What you need to do
Filter the listing below, copying every line in which the word "chart" appears.

Dataset excerpt
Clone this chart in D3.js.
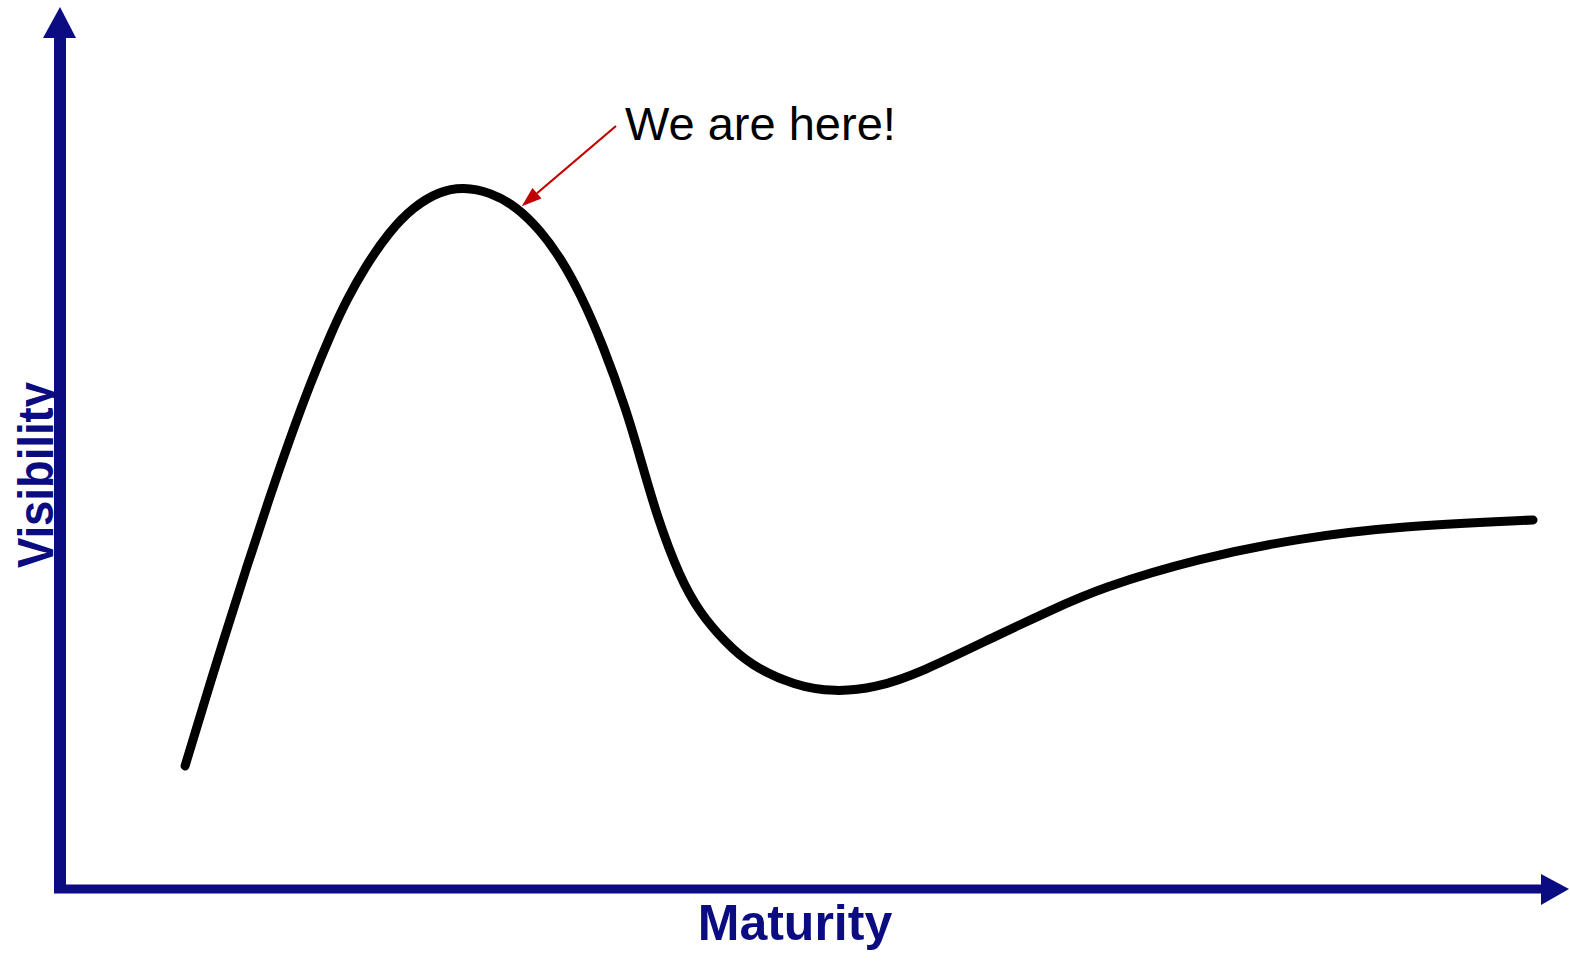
<!DOCTYPE html>
<html>
<head>
<meta charset="utf-8">
<script src="https://cdn.jsdelivr.net/npm/d3@7"></script>
<style>
  html, body { margin: 0; padding: 0; background: #fff; }
  svg { display: block; }
</style>
</head>
<body>
<svg id="chart" width="1570" height="964"></svg>
<script>
// Hype curve (maturity 0-100, visibility 0-100).
const maturity = [8.45, 9.80, 11.05, 12.55, 14.10, 15.50, 17.00, 18.41, 19.37, 20.61,
  22.23, 23.85, 25.68, 27.23, 29.05, 30.88, 32.43, 33.78, 35.14, 36.69, 38.31, 39.19,
  40.34, 41.89, 43.24, 44.93, 46.62, 49.66, 52.36, 55.07, 58.11, 63.51, 66.89, 70.27,
  77.03, 83.78, 90.54, 99.53];
const visibility = [14.39, 22.17, 29.25, 37.50, 45.75, 52.83, 59.91, 65.80, 69.34, 73.23,
  77.36, 80.31, 82.19, 82.67, 82.08, 80.31, 77.59, 74.41, 70.17, 64.03, 56.13, 50.83,
  43.75, 36.56, 32.43, 29.01, 26.30, 23.82, 23.11, 23.58, 25.35, 29.95, 32.70, 35.38,
  38.92, 41.27, 42.69, 43.40];

const xLabel = "Maturity";
const yLabel = "Visibility";
const note = "We are here!";
const notePoint = [31.2, 80.4]; // where the red arrow points

const navy = "#0b0b82";
const svg = d3.select("#chart");

const x = d3.scaleLinear().domain([0, 100]).range([60, 1540]);
const y = d3.scaleLinear().domain([0, 100]).range([888, 40]);

// axes, drawn as thick lines with triangle heads
const axes = svg.append("g");
axes.append("line")
  .attr("x1", x(0)).attr("x2", x(0))
  .attr("y1", 893).attr("y2", 36)
  .attr("stroke", navy).attr("stroke-width", 12);
axes.append("path")
  .attr("d", d3.line()([[x(0), 7], [x(0) - 17, 38], [x(0) + 16, 38]]) + "Z")
  .attr("fill", navy);

axes.append("line")
  .attr("x1", x(0) - 6).attr("x2", 1542)
  .attr("y1", 889).attr("y2", 889)
  .attr("stroke", navy).attr("stroke-width", 9);
axes.append("path")
  .attr("d", d3.line()([[1569, 889], [1541, 874], [1541, 905]]) + "Z")
  .attr("fill", navy);

// axis titles
svg.append("text")
  .attr("x", 795).attr("y", 940)
  .attr("text-anchor", "middle")
  .attr("font-family", "'Liberation Sans', Arial, sans-serif")
  .attr("font-weight", "bold")
  .attr("font-size", 50)
  .attr("fill", navy)
  .text(xLabel);

svg.append("text")
  .attr("transform", "translate(53,475) rotate(-90)")
  .attr("text-anchor", "middle")
  .attr("font-family", "'Liberation Sans', Arial, sans-serif")
  .attr("font-weight", "bold")
  .attr("font-size", 50)
  .attr("textLength", 186)
  .attr("lengthAdjust", "spacingAndGlyphs")
  .attr("fill", navy)
  .text(yLabel);

// the curve (B-spline smooths out small reading errors)
const pts = maturity.map((m, i) => [m, visibility[i]]);
const line = d3.line()
  .x(d => x(d[0]))
  .y(d => y(d[1]))
  .curve(d3.curveBasis);

svg.append("path")
  .datum(pts)
  .attr("d", line)
  .attr("fill", "none")
  .attr("stroke", "#000")
  .attr("stroke-width", 9)
  .attr("stroke-linecap", "round")
  .attr("stroke-linejoin", "round");

// annotation
const tip = [x(notePoint[0]), y(notePoint[1])];
const tail = [616, 126];
const ang = Math.atan2(tip[1] - tail[1], tip[0] - tail[0]);
const hl = 20, hw = 7;
const base = [tip[0] - hl * Math.cos(ang), tip[1] - hl * Math.sin(ang)];

svg.append("line")
  .attr("x1", tail[0]).attr("y1", tail[1])
  .attr("x2", base[0]).attr("y2", base[1])
  .attr("stroke", "#c00000").attr("stroke-width", 2.2);
svg.append("path")
  .attr("d", d3.line()([
    tip,
    [base[0] + hw * Math.sin(ang), base[1] - hw * Math.cos(ang)],
    [base[0] - hw * Math.sin(ang), base[1] + hw * Math.cos(ang)]
  ]) + "Z")
  .attr("fill", "#c00000");

svg.append("text")
  .attr("x", 625).attr("y", 140)
  .attr("font-family", "'Liberation Sans', Arial, sans-serif")
  .attr("font-size", 47)
  .attr("fill", "#000")
  .text(note);
</script>
</body>
</html>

Output of the task
Clone this chart in D3.js.
<svg id="chart" width="1570" height="964"></svg>
const svg = d3.select("#chart");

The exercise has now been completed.